Even if the app worked perfectly, there was a bigger issue: Bitcoin’s price volatility. Imagine you run a bakery. Your flour costs $10 today. If you accept Bitcoin, and the price drops 5% tomorrow, you’ve lost money unless you instantly convert it to dollars. Most small businesses in El Salvador didn’t have the infrastructure to hedge against these swings.

This created a paradox. The law required businesses to accept Bitcoin, but it didn’t protect them from market crashes. Many merchants accepted it only because they had to, then immediately converted it back to USD. This added friction rather than removing it. Consumers, seeing that prices fluctuated or that vendors looked confused, simply avoided using Bitcoin for everyday purchases. By 2024, surveys indicated that 92% of Salvadorans were not using Bitcoin for transactions. The "forced adoption" strategy backfired, creating resentment instead of innovation.

The IMF Intervention and Policy Reversal

The turning point came in late 2024. El Salvador needed money. The country’s debt levels were high, and investor confidence was shaky due to the Bitcoin gamble. To get a $1.4 billion loan from the International Monetary Fund (IMF), an international organization that provides loans to countries with balance of payments problems, El Salvador had to make concessions.

In January 2025, the Legislative Assembly voted 55-2 to modify the Bitcoin law. The changes removed the word "currency" from the legislation. Effectively, Bitcoin was no longer legal tender. Businesses were no longer forced to accept it. Taxes and state bills could no longer be paid in Bitcoin. These changes took effect on May 1, 2025. Economist Rafael Lemus summed it up bluntly: "Bitcoin no longer has the strength of legal tender... the government tried to force it into existence, and it didn’t work."

This wasn’t just about saving face. It was about survival. The IMF viewed the Bitcoin policy as a macroeconomic risk. Without transparency in how the government bought and stored Bitcoin, international lenders refused to engage. The deal included a promise that El Salvador would stop buying more Bitcoin, although rumors persisted that secret purchases continued.

IMF official forcing a mayor to abandon Bitcoin policy for a dollar loan.

What Happened to the Bitcoin Reserves?

One of the most confusing aspects of this case study is the discrepancy in data regarding El Salvador’s Bitcoin holdings. At various points, reports suggested the country held anywhere from 688 to over 6,100 Bitcoin. As of early 2025, estimates placed the value of these reserves around $500 million to $574 million, with some profits realized along the way.

However, this profit didn’t trickle down to the average citizen. The government’s strategy was to hold Bitcoin as a long-term asset, hoping its value would rise. While the price did go up significantly between 2021 and 2024, the opportunity cost was high. The money spent on developing the Chivo wallet, marketing campaigns, and subsidizing transaction fees could have been used for healthcare or education. The disconnect between the government’s treasury gains and the population’s daily struggles highlighted a major flaw in the policy design.
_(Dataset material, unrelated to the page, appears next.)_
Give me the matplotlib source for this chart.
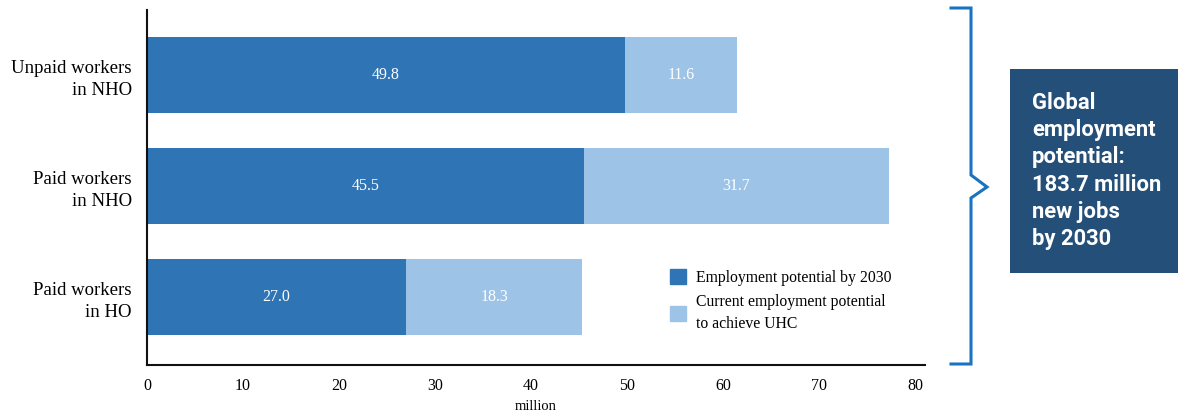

Lessons for Other Countries and Blockchain Developers

So, what do we learn from El Salvador? First, you cannot mandate technology adoption through force. People need to see clear, personal benefits. If a new payment method is harder to use than cash, it will fail, no matter how revolutionary the underlying tech is.

Second, stability matters for daily commerce. Bitcoin is great for store-of-value or large cross-border transfers, but it is terrible for buying bread. Future attempts at crypto integration should focus on stablecoins or centralized bank digital currencies (CBDCs) that don’t fluctuate wildly.

Third, transparency is non-negotiable. When a government mixes public funds with volatile assets without clear accounting, it scares away international partners. The IMF’s involvement shows that global financial institutions still view Bitcoin as too risky for sovereign balance sheets.

Despite the reversal, El Salvador hasn’t abandoned crypto entirely. Bitcoin remains legal for private transactions. The country continues to host events like the PLANB Forum, trying to position itself as a tech hub in Central America. But the dream of a fully Bitcoinized society has cooled significantly. For now, the US dollar remains king, and Bitcoin is back to being a speculative asset rather than a daily tool.

Is Bitcoin still legal tender in El Salvador in 2026?

No. As of May 2025, El Salvador removed Bitcoin's status as legal tender. While it remains legal for private voluntary transactions, businesses are no longer required to accept it, and it cannot be used to pay taxes or state bills.

Why did the IMF oppose El Salvador's Bitcoin policy?

The IMF cited concerns over macroeconomic stability, lack of transparency in Bitcoin purchases, and the potential risks to the country's financial system. They viewed the mandatory adoption as a barrier to broader economic reforms and financial inclusion.

Did the Chivo wallet succeed in bringing financial inclusion?

Initially, many Salvadorans downloaded the Chivo wallet, but usage dropped sharply due to technical issues, security breaches, and user confusion. Reports indicate that the vast majority of the population did not use it for regular transactions.

How much Bitcoin does El Salvador currently hold?

Estimates vary, but as of early 2025, El Salvador held approximately 6,000+ Bitcoin, valued at around $500 million. The government has promised not to purchase more under the IMF agreement, though verification remains challenging.

Can other countries replicate El Salvador's model?

It is highly unlikely. The experiment demonstrated significant challenges in forced adoption, technical implementation, and economic stability. Most experts advise against mandating volatile cryptocurrencies as legal tender.